— Requirements —
Transcribe the material verbatim in full; the pictures do not belong in the copy.

— Provided data —
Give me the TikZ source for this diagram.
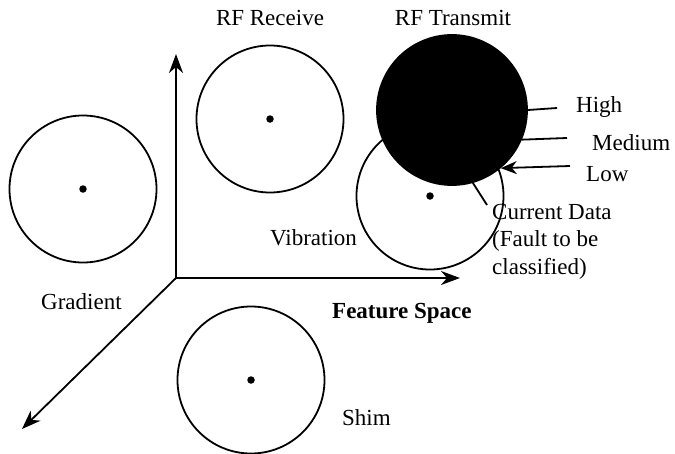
\documentclass[tikz,border=0pt]{standalone}
\usepackage{fontspec}
\setmainfont{Liberation Serif}
\usetikzlibrary{arrows.meta}
\begin{document}
\begin{tikzpicture}[x=1pt,y=-1pt,
  cls/.style={circle,draw,line width=1.8pt,minimum size=147pt,inner sep=0pt},
  ctr/.style={circle,fill,inner sep=0pt,minimum size=7.5pt},
  lbl/.style={font=\fontsize{23}{27}\selectfont,inner sep=0pt},
  axis/.style={line width=1.8pt,-{Stealth[length=19pt,width=14pt,inset=6pt]}},
  lead/.style={line width=1.8pt}]
\useasboundingbox (0,0) rectangle (675,453);
% axes
\coordinate (O) at (176,278);
\coordinate (yend) at (176,54);
\coordinate (xend) at (460,278);
\coordinate (zend) at (22,429);
\draw[axis] (O) -- (yend);
\draw[axis] (O) -- (xend);
\draw[axis] (O) -- (zend);
% class circles
\node[cls] (grad) at (83,189) {};
\node[ctr] (gradc) at (grad.center) {};
\node[cls] (rfr) at (270,119) {};
\node[ctr] (rfrc) at (rfr.center) {};
\node[cls] (vib) at (430,196) {};
\node[ctr] (vibc) at (vib.center) {};
\node[cls] (shim) at (251,380) {};
\node[ctr] (shimc) at (shim.center) {};
\node[cls,fill=black,minimum size=150pt] (rft) at (452,110) {};
% labels
\node[lbl] (lrfr) at (270,18) {RF Receive};
\node[lbl] (lrft) at (453,18) {RF Transmit};
\node[lbl,anchor=west] (high) at (576,107) {High};
\node[lbl,anchor=west] (medium) at (592,143) {Medium};
\node[lbl,anchor=west] (low) at (586,174) {Low};
\node[lbl,anchor=north west,align=left,font=\fontsize{23}{27.5}\selectfont] (cur) at (492,204) {Current Data\\(Fault to be\\classified)};
\node[lbl,anchor=west] (lvib) at (270,238) {Vibration};
\node[lbl,anchor=west] (lgrad) at (41,302) {Gradient};
\node[lbl,anchor=west,font=\fontsize{23}{27}\selectfont\bfseries] (fs) at (332,313) {Feature Space};
\node[lbl,anchor=west] (lshim) at (342,418) {Shim};
% leader lines
\coordinate (hend) at (557,108);
\coordinate (mend) at (567,138);
\coordinate (lstart) at (570,166);
\coordinate (cend) at (487,205);
\draw[lead] (rft.0) -- (hend);
\draw[lead] (rft.-23) -- (mend);
\draw[lead,-{Stealth[length=16pt,width=13pt,inset=5pt]}] (lstart) -- (rft.-50);
\draw[lead] (rft.-74) -- (cend);
\end{tikzpicture}
\end{document}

— Answer to this problem —
Give me the TikZ source for this diagram.
\documentclass[tikz,border=0pt]{standalone}
\usepackage{fontspec}
\setmainfont{Liberation Serif}
\usetikzlibrary{arrows.meta}
\begin{document}
\begin{tikzpicture}[x=1pt,y=-1pt,
  cls/.style={circle,draw,line width=1.8pt,minimum size=147pt,inner sep=0pt},
  ctr/.style={circle,fill,inner sep=0pt,minimum size=7.5pt},
  lbl/.style={font=\fontsize{23}{27}\selectfont,inner sep=0pt},
  axis/.style={line width=1.8pt,-{Stealth[length=19pt,width=14pt,inset=6pt]}},
  lead/.style={line width=1.8pt}]
\useasboundingbox (0,0) rectangle (675,453);
% axes
\coordinate (O) at (176,278);
\coordinate (yend) at (176,54);
\coordinate (xend) at (460,278);
\coordinate (zend) at (22,429);
\draw[axis] (O) -- (yend);
\draw[axis] (O) -- (xend);
\draw[axis] (O) -- (zend);
% class circles
\node[cls] (grad) at (83,189) {};
\node[ctr] (gradc) at (grad.center) {};
\node[cls] (rfr) at (270,119) {};
\node[ctr] (rfrc) at (rfr.center) {};
\node[cls] (vib) at (430,196) {};
\node[ctr] (vibc) at (vib.center) {};
\node[cls] (shim) at (251,380) {};
\node[ctr] (shimc) at (shim.center) {};
\node[cls,fill=black,minimum size=150pt] (rft) at (452,110) {};
% labels
\node[lbl] (lrfr) at (270,18) {RF Receive};
\node[lbl] (lrft) at (453,18) {RF Transmit};
\node[lbl,anchor=west] (high) at (576,107) {High};
\node[lbl,anchor=west] (medium) at (592,143) {Medium};
\node[lbl,anchor=west] (low) at (586,174) {Low};
\node[lbl,anchor=north west,align=left,font=\fontsize{23}{27.5}\selectfont] (cur) at (492,204) {Current Data\\(Fault to be\\classified)};
\node[lbl,anchor=west] (lvib) at (270,238) {Vibration};
\node[lbl,anchor=west] (lgrad) at (41,302) {Gradient};
\node[lbl,anchor=west,font=\fontsize{23}{27}\selectfont\bfseries] (fs) at (332,313) {Feature Space};
\node[lbl,anchor=west] (lshim) at (342,418) {Shim};
% leader lines
\coordinate (hend) at (557,108);
\coordinate (mend) at (567,138);
\coordinate (lstart) at (570,166);
\coordinate (cend) at (487,205);
\draw[lead] (rft.0) -- (hend);
\draw[lead] (rft.-23) -- (mend);
\draw[lead,-{Stealth[length=16pt,width=13pt,inset=5pt]}] (lstart) -- (rft.-50);
\draw[lead] (rft.-74) -- (cend);
\end{tikzpicture}
\end{document}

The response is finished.